*Written problem*. Records follow. Select each line holding "that".

(Entries with chart source code)
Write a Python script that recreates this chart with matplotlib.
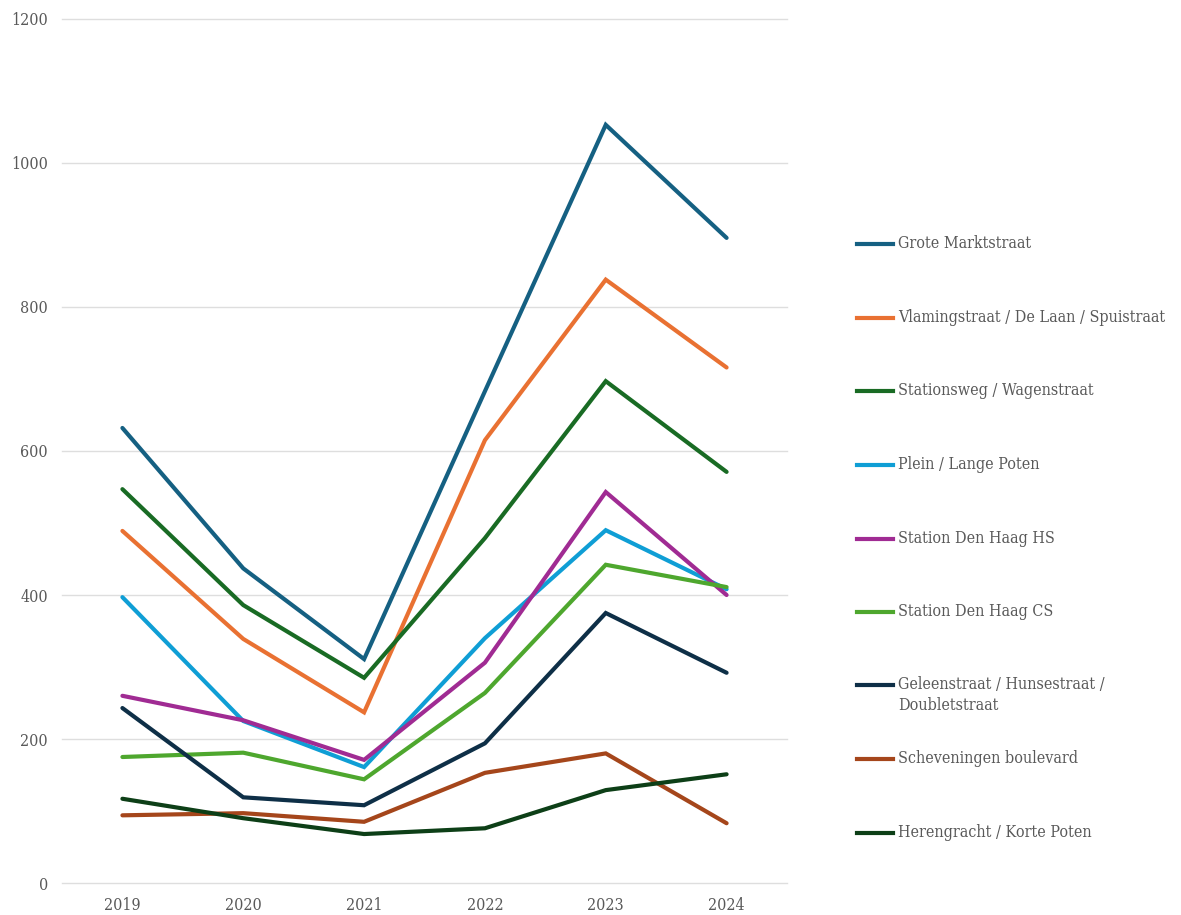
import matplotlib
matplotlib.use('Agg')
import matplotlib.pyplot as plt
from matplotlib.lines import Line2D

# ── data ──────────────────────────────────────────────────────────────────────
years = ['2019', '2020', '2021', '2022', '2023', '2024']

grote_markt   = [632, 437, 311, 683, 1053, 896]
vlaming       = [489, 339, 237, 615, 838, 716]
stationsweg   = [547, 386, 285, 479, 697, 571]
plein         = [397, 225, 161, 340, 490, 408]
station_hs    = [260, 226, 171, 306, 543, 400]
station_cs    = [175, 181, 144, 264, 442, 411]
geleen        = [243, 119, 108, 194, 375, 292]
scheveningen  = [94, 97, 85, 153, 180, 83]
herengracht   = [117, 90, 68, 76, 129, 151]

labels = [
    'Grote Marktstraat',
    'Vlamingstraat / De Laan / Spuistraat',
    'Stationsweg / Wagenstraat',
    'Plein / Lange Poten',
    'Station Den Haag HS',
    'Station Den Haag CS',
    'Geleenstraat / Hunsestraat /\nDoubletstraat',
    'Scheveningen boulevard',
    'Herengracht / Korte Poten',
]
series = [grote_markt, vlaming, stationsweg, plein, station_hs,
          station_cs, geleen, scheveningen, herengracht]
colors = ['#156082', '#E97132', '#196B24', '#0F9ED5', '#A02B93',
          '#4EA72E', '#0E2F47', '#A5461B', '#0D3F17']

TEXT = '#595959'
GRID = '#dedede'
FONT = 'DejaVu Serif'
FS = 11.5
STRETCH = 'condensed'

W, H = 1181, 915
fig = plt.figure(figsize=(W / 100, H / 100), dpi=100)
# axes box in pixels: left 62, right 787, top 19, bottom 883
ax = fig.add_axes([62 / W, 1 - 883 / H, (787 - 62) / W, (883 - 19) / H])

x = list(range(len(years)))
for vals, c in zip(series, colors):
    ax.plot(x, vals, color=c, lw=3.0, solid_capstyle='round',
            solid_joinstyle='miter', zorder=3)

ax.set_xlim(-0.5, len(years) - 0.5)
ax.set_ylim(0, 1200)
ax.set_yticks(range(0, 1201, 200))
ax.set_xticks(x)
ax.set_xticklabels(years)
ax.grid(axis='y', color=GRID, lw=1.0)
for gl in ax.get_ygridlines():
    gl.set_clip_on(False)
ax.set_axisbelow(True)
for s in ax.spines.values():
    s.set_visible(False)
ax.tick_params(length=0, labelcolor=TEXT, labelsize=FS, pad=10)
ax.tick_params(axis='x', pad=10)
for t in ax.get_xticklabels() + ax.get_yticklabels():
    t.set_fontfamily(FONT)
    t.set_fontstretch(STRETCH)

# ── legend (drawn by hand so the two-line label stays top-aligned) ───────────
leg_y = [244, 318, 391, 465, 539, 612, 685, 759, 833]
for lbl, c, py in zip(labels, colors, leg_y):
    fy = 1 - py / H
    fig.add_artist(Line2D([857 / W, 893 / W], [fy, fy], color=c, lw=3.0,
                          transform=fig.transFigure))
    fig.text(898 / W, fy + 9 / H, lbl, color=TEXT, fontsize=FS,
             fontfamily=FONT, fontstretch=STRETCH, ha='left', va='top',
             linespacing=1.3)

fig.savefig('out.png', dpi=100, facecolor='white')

--

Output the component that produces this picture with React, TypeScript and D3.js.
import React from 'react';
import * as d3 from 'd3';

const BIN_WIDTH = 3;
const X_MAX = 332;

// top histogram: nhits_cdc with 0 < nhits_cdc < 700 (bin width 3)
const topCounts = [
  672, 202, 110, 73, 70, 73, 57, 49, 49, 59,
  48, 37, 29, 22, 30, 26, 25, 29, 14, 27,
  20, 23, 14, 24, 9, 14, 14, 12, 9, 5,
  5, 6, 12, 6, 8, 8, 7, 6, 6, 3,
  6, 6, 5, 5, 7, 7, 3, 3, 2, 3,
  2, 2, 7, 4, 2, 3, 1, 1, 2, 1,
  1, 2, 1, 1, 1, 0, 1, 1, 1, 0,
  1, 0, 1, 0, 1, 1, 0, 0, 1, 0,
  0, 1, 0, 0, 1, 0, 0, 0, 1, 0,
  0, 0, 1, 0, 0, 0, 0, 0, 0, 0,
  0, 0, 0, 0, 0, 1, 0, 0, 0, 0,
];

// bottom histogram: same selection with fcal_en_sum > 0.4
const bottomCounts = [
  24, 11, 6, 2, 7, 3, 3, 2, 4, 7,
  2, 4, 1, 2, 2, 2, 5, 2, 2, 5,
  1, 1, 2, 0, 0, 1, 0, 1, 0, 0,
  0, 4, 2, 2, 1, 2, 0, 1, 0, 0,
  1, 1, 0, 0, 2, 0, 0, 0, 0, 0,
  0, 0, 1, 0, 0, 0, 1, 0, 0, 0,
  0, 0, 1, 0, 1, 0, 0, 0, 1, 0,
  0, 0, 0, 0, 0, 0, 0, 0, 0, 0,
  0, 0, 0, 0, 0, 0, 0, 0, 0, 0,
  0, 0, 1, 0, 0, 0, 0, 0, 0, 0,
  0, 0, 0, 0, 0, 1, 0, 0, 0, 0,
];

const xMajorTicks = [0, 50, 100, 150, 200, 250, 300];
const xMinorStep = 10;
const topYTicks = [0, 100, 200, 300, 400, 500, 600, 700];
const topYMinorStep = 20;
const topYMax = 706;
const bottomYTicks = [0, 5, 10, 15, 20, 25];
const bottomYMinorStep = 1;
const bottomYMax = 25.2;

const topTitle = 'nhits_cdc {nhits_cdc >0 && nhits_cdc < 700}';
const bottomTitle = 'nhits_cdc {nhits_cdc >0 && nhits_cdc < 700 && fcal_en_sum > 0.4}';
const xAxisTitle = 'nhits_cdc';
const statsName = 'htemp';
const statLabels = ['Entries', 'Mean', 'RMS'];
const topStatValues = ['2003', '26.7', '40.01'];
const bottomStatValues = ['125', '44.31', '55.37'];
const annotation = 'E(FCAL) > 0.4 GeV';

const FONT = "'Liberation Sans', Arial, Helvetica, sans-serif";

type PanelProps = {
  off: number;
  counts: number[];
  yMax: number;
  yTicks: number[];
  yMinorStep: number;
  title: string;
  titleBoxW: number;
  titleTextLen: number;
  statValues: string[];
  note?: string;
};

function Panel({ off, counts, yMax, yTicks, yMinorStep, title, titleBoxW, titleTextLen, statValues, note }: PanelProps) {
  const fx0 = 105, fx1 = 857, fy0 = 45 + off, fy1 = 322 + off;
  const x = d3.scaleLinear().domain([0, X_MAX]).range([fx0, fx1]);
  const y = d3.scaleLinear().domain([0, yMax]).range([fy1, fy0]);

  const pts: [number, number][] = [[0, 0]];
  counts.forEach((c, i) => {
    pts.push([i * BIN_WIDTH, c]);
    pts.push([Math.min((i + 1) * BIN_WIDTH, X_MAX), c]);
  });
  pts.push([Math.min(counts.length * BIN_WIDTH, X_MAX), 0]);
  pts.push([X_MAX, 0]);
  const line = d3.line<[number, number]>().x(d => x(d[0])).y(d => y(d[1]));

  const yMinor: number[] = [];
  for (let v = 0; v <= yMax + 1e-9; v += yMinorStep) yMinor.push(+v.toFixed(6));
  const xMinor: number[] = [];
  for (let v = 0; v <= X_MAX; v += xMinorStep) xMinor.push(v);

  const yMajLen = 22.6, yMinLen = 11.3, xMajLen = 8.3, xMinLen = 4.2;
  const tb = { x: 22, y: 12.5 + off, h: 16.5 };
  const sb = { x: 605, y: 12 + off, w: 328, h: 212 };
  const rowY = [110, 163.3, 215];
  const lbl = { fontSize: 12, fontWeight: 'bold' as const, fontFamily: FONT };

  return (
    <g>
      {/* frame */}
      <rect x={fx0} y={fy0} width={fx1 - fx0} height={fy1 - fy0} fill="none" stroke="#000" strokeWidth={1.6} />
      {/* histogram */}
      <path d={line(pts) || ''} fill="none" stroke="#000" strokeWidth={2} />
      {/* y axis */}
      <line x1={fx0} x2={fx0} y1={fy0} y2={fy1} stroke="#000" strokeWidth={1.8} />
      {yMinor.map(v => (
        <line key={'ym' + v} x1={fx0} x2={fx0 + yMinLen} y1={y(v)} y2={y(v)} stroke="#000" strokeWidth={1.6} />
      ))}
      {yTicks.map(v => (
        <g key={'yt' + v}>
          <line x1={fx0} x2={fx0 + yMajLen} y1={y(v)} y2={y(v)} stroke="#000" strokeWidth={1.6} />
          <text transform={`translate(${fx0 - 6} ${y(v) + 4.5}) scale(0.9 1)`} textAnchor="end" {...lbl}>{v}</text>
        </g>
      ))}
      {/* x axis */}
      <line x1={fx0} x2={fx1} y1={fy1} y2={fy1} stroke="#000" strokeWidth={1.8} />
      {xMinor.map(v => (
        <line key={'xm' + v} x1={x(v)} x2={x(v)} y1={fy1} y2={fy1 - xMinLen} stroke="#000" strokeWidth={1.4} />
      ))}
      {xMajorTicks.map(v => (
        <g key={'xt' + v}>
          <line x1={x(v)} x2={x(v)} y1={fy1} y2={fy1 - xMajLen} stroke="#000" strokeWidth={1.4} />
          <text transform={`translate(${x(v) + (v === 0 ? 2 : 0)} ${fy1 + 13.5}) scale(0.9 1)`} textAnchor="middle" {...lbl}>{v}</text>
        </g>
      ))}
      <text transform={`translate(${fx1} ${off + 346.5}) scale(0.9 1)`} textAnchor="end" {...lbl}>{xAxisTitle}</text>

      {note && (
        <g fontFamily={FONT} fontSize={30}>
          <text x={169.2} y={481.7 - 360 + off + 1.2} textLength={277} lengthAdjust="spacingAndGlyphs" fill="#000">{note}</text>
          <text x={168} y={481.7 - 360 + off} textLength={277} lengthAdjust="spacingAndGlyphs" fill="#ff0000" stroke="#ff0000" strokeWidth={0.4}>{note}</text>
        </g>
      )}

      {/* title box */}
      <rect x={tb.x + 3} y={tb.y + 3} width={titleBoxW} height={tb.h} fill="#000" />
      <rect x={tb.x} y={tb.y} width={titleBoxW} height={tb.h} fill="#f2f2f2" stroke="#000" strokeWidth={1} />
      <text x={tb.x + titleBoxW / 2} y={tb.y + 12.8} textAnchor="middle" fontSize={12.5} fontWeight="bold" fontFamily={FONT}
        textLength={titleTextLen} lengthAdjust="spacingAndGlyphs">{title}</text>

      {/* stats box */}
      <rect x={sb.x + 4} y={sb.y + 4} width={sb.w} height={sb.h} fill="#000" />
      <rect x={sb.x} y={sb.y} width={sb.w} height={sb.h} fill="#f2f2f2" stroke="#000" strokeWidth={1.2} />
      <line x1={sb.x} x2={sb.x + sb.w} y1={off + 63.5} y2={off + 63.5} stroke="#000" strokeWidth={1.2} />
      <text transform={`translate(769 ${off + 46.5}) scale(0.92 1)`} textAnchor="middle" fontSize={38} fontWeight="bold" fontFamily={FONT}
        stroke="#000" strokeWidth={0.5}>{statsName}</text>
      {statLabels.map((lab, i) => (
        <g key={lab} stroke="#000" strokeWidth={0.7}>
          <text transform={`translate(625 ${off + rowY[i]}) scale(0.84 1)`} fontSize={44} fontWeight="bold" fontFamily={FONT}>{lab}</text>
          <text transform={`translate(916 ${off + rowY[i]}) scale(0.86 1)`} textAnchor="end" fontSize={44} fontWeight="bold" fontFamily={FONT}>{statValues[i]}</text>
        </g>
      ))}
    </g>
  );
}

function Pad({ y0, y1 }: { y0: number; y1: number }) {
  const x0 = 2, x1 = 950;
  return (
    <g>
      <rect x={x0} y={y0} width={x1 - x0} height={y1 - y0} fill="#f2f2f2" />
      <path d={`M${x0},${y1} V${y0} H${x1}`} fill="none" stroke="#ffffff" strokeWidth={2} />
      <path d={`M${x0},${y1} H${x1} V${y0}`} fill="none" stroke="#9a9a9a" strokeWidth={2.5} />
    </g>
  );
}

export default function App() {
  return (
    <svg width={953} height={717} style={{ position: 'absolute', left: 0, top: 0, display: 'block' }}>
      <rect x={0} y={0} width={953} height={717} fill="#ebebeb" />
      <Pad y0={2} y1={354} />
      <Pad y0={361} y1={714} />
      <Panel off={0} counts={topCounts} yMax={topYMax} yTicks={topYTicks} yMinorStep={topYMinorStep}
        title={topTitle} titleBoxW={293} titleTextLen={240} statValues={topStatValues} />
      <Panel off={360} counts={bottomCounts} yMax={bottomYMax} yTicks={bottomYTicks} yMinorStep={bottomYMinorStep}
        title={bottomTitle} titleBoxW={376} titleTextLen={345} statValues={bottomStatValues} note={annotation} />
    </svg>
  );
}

*Result*.
Write a Python script that recreates this chart with matplotlib.
Output the component that produces this picture with React, TypeScript and D3.js.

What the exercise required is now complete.